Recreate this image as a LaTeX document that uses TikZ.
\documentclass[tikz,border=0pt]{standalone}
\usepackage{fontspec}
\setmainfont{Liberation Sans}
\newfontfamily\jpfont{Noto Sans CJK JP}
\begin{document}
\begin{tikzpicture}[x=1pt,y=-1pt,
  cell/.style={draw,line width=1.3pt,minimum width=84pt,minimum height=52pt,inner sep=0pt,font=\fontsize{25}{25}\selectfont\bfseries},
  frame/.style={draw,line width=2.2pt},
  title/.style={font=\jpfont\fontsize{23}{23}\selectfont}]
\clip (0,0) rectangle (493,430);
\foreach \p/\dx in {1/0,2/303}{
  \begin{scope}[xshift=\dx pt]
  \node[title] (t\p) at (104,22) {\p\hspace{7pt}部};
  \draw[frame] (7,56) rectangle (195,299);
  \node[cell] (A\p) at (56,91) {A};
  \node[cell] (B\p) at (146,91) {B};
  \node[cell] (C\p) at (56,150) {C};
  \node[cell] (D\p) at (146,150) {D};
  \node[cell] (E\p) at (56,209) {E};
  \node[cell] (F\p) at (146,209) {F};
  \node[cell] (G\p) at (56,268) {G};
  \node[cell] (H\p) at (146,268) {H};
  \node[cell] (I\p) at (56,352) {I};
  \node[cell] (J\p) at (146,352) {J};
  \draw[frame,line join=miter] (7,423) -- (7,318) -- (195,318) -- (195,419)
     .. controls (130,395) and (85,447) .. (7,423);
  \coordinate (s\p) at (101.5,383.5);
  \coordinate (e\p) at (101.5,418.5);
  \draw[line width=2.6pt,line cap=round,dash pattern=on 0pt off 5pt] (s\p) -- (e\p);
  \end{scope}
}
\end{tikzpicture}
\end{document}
····················
Extract all of the material exactly as it is written.

## RESPONSE
Recreate this image as a LaTeX document that uses TikZ.
\documentclass[tikz,border=0pt]{standalone}
\usepackage{fontspec}
\setmainfont{Liberation Sans}
\newfontfamily\jpfont{Noto Sans CJK JP}
\begin{document}
\begin{tikzpicture}[x=1pt,y=-1pt,
  cell/.style={draw,line width=1.3pt,minimum width=84pt,minimum height=52pt,inner sep=0pt,font=\fontsize{25}{25}\selectfont\bfseries},
  frame/.style={draw,line width=2.2pt},
  title/.style={font=\jpfont\fontsize{23}{23}\selectfont}]
\clip (0,0) rectangle (493,430);
\foreach \p/\dx in {1/0,2/303}{
  \begin{scope}[xshift=\dx pt]
  \node[title] (t\p) at (104,22) {\p\hspace{7pt}部};
  \draw[frame] (7,56) rectangle (195,299);
  \node[cell] (A\p) at (56,91) {A};
  \node[cell] (B\p) at (146,91) {B};
  \node[cell] (C\p) at (56,150) {C};
  \node[cell] (D\p) at (146,150) {D};
  \node[cell] (E\p) at (56,209) {E};
  \node[cell] (F\p) at (146,209) {F};
  \node[cell] (G\p) at (56,268) {G};
  \node[cell] (H\p) at (146,268) {H};
  \node[cell] (I\p) at (56,352) {I};
  \node[cell] (J\p) at (146,352) {J};
  \draw[frame,line join=miter] (7,423) -- (7,318) -- (195,318) -- (195,419)
     .. controls (130,395) and (85,447) .. (7,423);
  \coordinate (s\p) at (101.5,383.5);
  \coordinate (e\p) at (101.5,418.5);
  \draw[line width=2.6pt,line cap=round,dash pattern=on 0pt off 5pt] (s\p) -- (e\p);
  \end{scope}
}
\end{tikzpicture}
\end{document}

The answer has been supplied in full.